Beyond Superoscillation: General Theory of Approximation with Bandlimited Functions

TL;DR

This paper develops a general theoretical framework for constructing bandlimited functions that exhibit superoscillation and supergrowth, enabling precise control over their behavior using polynomial expansions and pseudodistributions.

Contribution

It introduces a novel method using orthogonal polynomial expansions and pseudodistributions to generate and analyze superoscillating and supergrowing bandlimited functions.

Findings

Explicit construction using Legendre polynomials in Fourier space

Ability to mimic arbitrary behaviors in finite intervals

Derived bounds on energy content in superoscillating regions

Abstract

We give a general strategy to construct superoscillating/growing functions using an orthogonal polynomial expansion of a bandlimited function. The degree of superoscillation/growth is controlled by an anomalous expectation value of a pseudodistribution that exceeds the band limit. The function is specified via the rest of its cumulants of the pseudodistribution. We give an explicit construction using Legendre polynomials in the Fourier space, which leads to an expansion in terms of spherical Bessel functions in the real space.
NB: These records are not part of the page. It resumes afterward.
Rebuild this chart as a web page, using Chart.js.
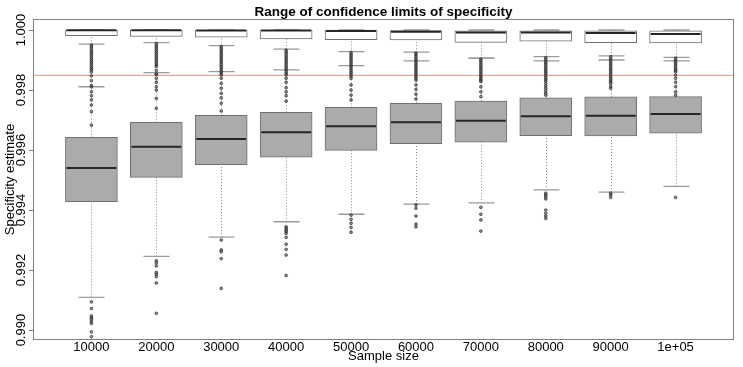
<!DOCTYPE html>
<html>
<head>
<meta charset="utf-8">
<script src="https://cdn.jsdelivr.net/npm/chart.js@4.4.0/dist/chart.umd.min.js"></script>
<style>
  html, body { margin: 0; padding: 0; background: #fff; }
</style>
</head>
<body>
<canvas id="chart" width="743" height="367"></canvas>
<script>
// categorias del eje x
const sampleSizes = ['10000', '20000', '30000', '40000', '50000', '60000', '70000', '80000', '90000', '1e+05'];
const yTicks = [0.990, 0.992, 0.994, 0.996, 0.998, 1.000];
const refLine = 0.99849; // linea horizontal de referencia

// cajas grises: limite inferior
const lowerWhiskerLow = [0.99109, 0.99246, 0.99310, 0.99361, 0.99386, 0.99420, 0.99424, 0.99467, 0.99460, 0.99479];
const lowerQ1 = [0.99428, 0.99509, 0.99551, 0.99576, 0.99599, 0.99621, 0.99626, 0.99648, 0.99647, 0.99656];
const lowerMedian = [0.99540, 0.99611, 0.99637, 0.99659, 0.99679, 0.99693, 0.99698, 0.99713, 0.99714, 0.99720];
const lowerQ3 = [0.99642, 0.99692, 0.99716, 0.99726, 0.99742, 0.99756, 0.99763, 0.99774, 0.99777, 0.99778];
const lowerWhiskerHigh = [0.99811, 0.99858, 0.99861, 0.99867, 0.99881, 0.99897, 0.99906, 0.99897, 0.99900, 0.99897];
const lowerOutliers = [
    [0.99094, 0.99072, 0.99047, 0.99041, 0.99036, 0.99028, 0.99022, 0.98994, 0.98978],
    [0.99231, 0.99224, 0.99214, 0.99192, 0.99186, 0.99178, 0.99157, 0.99056],
    [0.99300, 0.99267, 0.99261, 0.99238, 0.99139],
    [0.99344, 0.99339, 0.99333, 0.99328, 0.99322, 0.99309, 0.99286, 0.99269, 0.99250, 0.99182],
    [0.99383, 0.99369, 0.99356, 0.99342, 0.99326],
    [0.99417, 0.99406, 0.99380, 0.99353, 0.99344],
    [0.99409, 0.99386, 0.99367, 0.99330],
    [0.99456, 0.99450, 0.99444, 0.99437, 0.99400, 0.99389, 0.99380, 0.99372],
    [0.99456, 0.99450, 0.99442],
    [0.99442]
];

// cajas blancas: limite superior
const upperWhiskerLow = [0.99953, 0.99958, 0.99948, 0.99936, 0.99928, 0.99926, 0.99906, 0.99911, 0.99914, 0.99909];
const upperQ1 = [0.99981, 0.99979, 0.99976, 0.99970, 0.99968, 0.99967, 0.99959, 0.99963, 0.99958, 0.99957];
const upperMedian = [0.99999, 0.99999, 0.99998, 0.99998, 0.99997, 0.99994, 0.99992, 0.99992, 0.99990, 0.99987];
const upperQ3 = [1.00000, 1.00000, 1.00000, 1.00000, 1.00000, 0.99998, 0.99997, 0.99997, 0.99997, 0.99997];
const upperWhiskerHigh = [1.00000, 1.00000, 1.00000, 1.00000, 1.00000, 1.00000, 1.00000, 1.00000, 1.00000, 1.00000];
const upperOutliers = [
    [0.99950, 0.99944, 0.99938, 0.99932, 0.99926, 0.99920, 0.99914, 0.99908, 0.99902, 0.99896, 0.99890, 0.99884, 0.99878, 0.99872, 0.99867,
     0.99860, 0.99847, 0.99831, 0.99815, 0.99811, 0.99794, 0.99781, 0.99767, 0.99750, 0.99728, 0.99683],
    [0.99955, 0.99949, 0.99943, 0.99937, 0.99931, 0.99925, 0.99919, 0.99913, 0.99907, 0.99901, 0.99895, 0.99889, 0.99883, 0.99878,
     0.99865, 0.99853, 0.99852, 0.99839, 0.99826, 0.99811, 0.99800, 0.99772, 0.99739],
    [0.99945, 0.99939, 0.99933, 0.99927, 0.99921, 0.99915, 0.99909, 0.99903, 0.99897, 0.99891, 0.99885, 0.99879, 0.99873, 0.99867, 0.99861, 0.99855, 0.99850,
     0.99839, 0.99822, 0.99806, 0.99789, 0.99774, 0.99756, 0.99730],
    [0.99933, 0.99927, 0.99921, 0.99915, 0.99909, 0.99903, 0.99897, 0.99891, 0.99885, 0.99879, 0.99873, 0.99867, 0.99861, 0.99855, 0.99850,
     0.99839, 0.99826, 0.99808, 0.99794, 0.99781, 0.99763],
    [0.99925, 0.99919, 0.99913, 0.99907, 0.99901, 0.99895, 0.99889, 0.99883, 0.99877, 0.99871, 0.99865, 0.99859, 0.99853, 0.99846, 0.99839,
     0.99817, 0.99800, 0.99783, 0.99767],
    [0.99923, 0.99917, 0.99911, 0.99905, 0.99899, 0.99893, 0.99887, 0.99881, 0.99875, 0.99869, 0.99863, 0.99857, 0.99851, 0.99845, 0.99839, 0.99833,
     0.99817, 0.99802, 0.99786, 0.99770],
    [0.99903, 0.99897, 0.99891, 0.99885, 0.99879, 0.99873, 0.99867, 0.99861, 0.99855, 0.99849, 0.99843, 0.99837, 0.99832, 0.99828,
     0.99811, 0.99794, 0.99778],
    [0.99908, 0.99902, 0.99896, 0.99890, 0.99884, 0.99878, 0.99872, 0.99866, 0.99860, 0.99854, 0.99848, 0.99842, 0.99836, 0.99830,
     0.99822, 0.99814, 0.99806, 0.99798, 0.99790, 0.99783],
    [0.99911, 0.99905, 0.99899, 0.99893, 0.99887, 0.99881, 0.99875, 0.99869, 0.99863, 0.99857, 0.99851, 0.99845, 0.99839, 0.99833, 0.99827, 0.99822,
     0.99812, 0.99806],
    [0.99906, 0.99900, 0.99894, 0.99888, 0.99882, 0.99876, 0.99870, 0.99864, 0.99861,
     0.99850, 0.99839, 0.99826, 0.99811, 0.99794, 0.99783]
];

const xMin = 0.1;
const xMax = 10.9;

Chart.defaults.font.family = '"Liberation Sans", Arial, sans-serif';
Chart.defaults.font.size = 13;
Chart.defaults.color = '#000';

// bigotes, topes, medianas y marco
const boxplotPlugin = {
    id: 'boxplot',
    beforeDatasetsDraw(chart) {
        const ctx = chart.ctx;
        const xs = chart.scales.x, ys = chart.scales.y;
        const halfCap = (xs.getPixelForValue(1.2) - xs.getPixelForValue(1));
        const sets = [
            [lowerWhiskerLow, lowerQ1, lowerQ3, lowerWhiskerHigh],
            [upperWhiskerLow, upperQ1, upperQ3, upperWhiskerHigh]
        ];
        ctx.save();
        sets.forEach(([wLo, q1, q3, wHi]) => {
            sampleSizes.forEach((_, i) => {
                const px = Math.round(xs.getPixelForValue(i + 1)) + 0.5;
                ctx.strokeStyle = '#8a8a8a';
                ctx.lineWidth = 1;
                ctx.setLineDash([1, 2]);
                ctx.beginPath();
                ctx.moveTo(px, ys.getPixelForValue(wLo[i]));
                ctx.lineTo(px, ys.getPixelForValue(q1[i]));
                ctx.moveTo(px, ys.getPixelForValue(q3[i]));
                ctx.lineTo(px, ys.getPixelForValue(wHi[i]));
                ctx.stroke();
                ctx.setLineDash([]);
                ctx.strokeStyle = '#9a9a9a';
                ctx.lineWidth = 1.3;
                ctx.beginPath();
                [wLo[i], wHi[i]].forEach(v => {
                    const py = ys.getPixelForValue(v);
                    ctx.moveTo(px - halfCap, py);
                    ctx.lineTo(px + halfCap, py);
                });
                ctx.stroke();
            });
        });
        ctx.restore();
    },
    afterDatasetsDraw(chart) {
        const ctx = chart.ctx;
        const xs = chart.scales.x, ys = chart.scales.y;
        const halfBox = (xs.getPixelForValue(1.4) - xs.getPixelForValue(1));
        ctx.save();
        ctx.strokeStyle = '#262626';
        ctx.lineWidth = 2;
        ctx.beginPath();
        [lowerMedian, upperMedian].forEach(med => {
            med.forEach((v, i) => {
                const px = xs.getPixelForValue(i + 1);
                const py = ys.getPixelForValue(v);
                ctx.moveTo(px - halfBox + 1, py);
                ctx.lineTo(px + halfBox - 1, py);
            });
        });
        ctx.stroke();
        // marco del grafico
        const a = chart.chartArea;
        ctx.strokeStyle = '#808080';
        ctx.lineWidth = 1;
        ctx.strokeRect(a.left + 0.5, a.top + 0.5, a.right - a.left - 1, a.bottom - a.top - 1);
        ctx.restore();
    }
};

const boxData = (q1, q3) => q1.map((q, i) => ({ x: i + 1, y: [q, q3[i]] }));
const pointData = lists => lists.flatMap((vals, i) => vals.map(v => ({ x: i + 1, y: v })));

const pointStyle = {
    pointRadius: 1.4,
    pointBackgroundColor: 'rgba(100,100,100,0.7)',
    pointBorderColor: 'rgba(20,20,20,0.7)',
    pointBorderWidth: 0.8
};

new Chart(document.getElementById('chart'), {
    type: 'scatter',
    data: {
        datasets: [
            {
                type: 'bar',
                data: boxData(lowerQ1, lowerQ3),
                backgroundColor: '#ababab',
                borderColor: '#707070',
                borderWidth: 1,
                borderSkipped: false,
                barThickness: 52,
                grouped: false,
                order: 3
            },
            {
                type: 'bar',
                data: boxData(upperQ1, upperQ3),
                backgroundColor: '#ffffff',
                borderColor: '#707070',
                borderWidth: 1,
                borderSkipped: false,
                barThickness: 52,
                grouped: false,
                order: 3
            },
            {
                type: 'line',
                data: [{ x: xMin, y: refLine }, { x: xMax, y: refLine }],
                borderColor: '#eaa898',
                borderWidth: 1.2,
                pointRadius: 0,
                order: 2
            },
            Object.assign({ data: pointData(lowerOutliers), order: 1 }, pointStyle),
            Object.assign({ data: pointData(upperOutliers), order: 1 }, pointStyle)
        ]
    },
    options: {
        responsive: false,
        animation: false,
        devicePixelRatio: 1,
        layout: { padding: { left: 0, right: 9, top: 0, bottom: 0 } },
        plugins: {
            legend: { display: false },
            tooltip: { enabled: false },
            title: {
                display: true,
                fullSize: false,
                text: 'Range of confidence limits of specificity',
                font: { size: 13.5, weight: 'bold', lineHeight: 1 },
                color: '#000',
                padding: { top: 5.5, bottom: 0 }
            }
        },
        scales: {
            x: {
                type: 'linear',
                min: xMin,
                max: xMax,
                offset: false,
                afterBuildTicks: s => { s.ticks = sampleSizes.map((_, i) => ({ value: i + 1 })); },
                afterFit: s => { s.height = 27; },
                ticks: {
                    autoSkip: false,
                    maxRotation: 0,
                    padding: 0,
                    callback: v => sampleSizes[v - 1]
                },
                grid: { display: false, drawTicks: false },
                border: { display: false },
                title: { display: true, text: 'Sample size', padding: { top: 0, bottom: 3 } }
            },
            y: {
                type: 'linear',
                min: 0.98967,
                max: 1.000367,
                afterBuildTicks: s => { s.ticks = yTicks.map(v => ({ value: v })); },
                afterFit: s => { s.width = 33; },
                ticks: {
                    minRotation: 90,
                    maxRotation: 90,
                    crossAlign: 'center',
                    padding: -9,
                    callback: v => v.toFixed(3)
                },
                grid: { drawOnChartArea: false, drawTicks: true, tickLength: 4, color: '#808080' },
                border: { display: false },
                title: { display: true, text: 'Specificity estimate', padding: { top: 3, bottom: 0 } }
            }
        }
    },
    plugins: [boxplotPlugin]
});
</script>
</body>
</html>
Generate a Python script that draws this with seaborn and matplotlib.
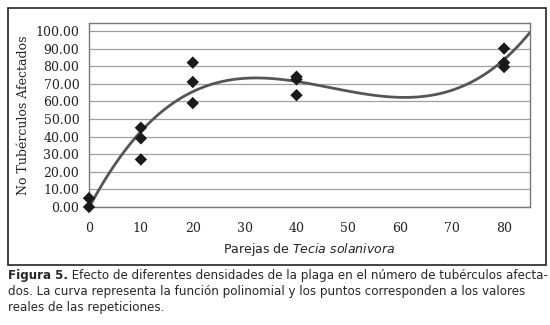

The other expansion coefficients may be chosen to optimize other desirable features, such as the range of super behavior. We provide a prescription to generate bandlimited functions that mimic an arbitrary behavior in a finite interval. As target behaviors, we give examples of a superoscillating function, a supergrowing function, and even a discontinuous step function. We also look at the energy content in a superoscillating/supergrowing region and provide a bound that depends on the minimum value of the logarithmic derivative in that interval. Our work offers a new approach to analyzing superoscillations/supergrowth and is relevant to the optical field spot generation endeavors for far-field superresolution imaging.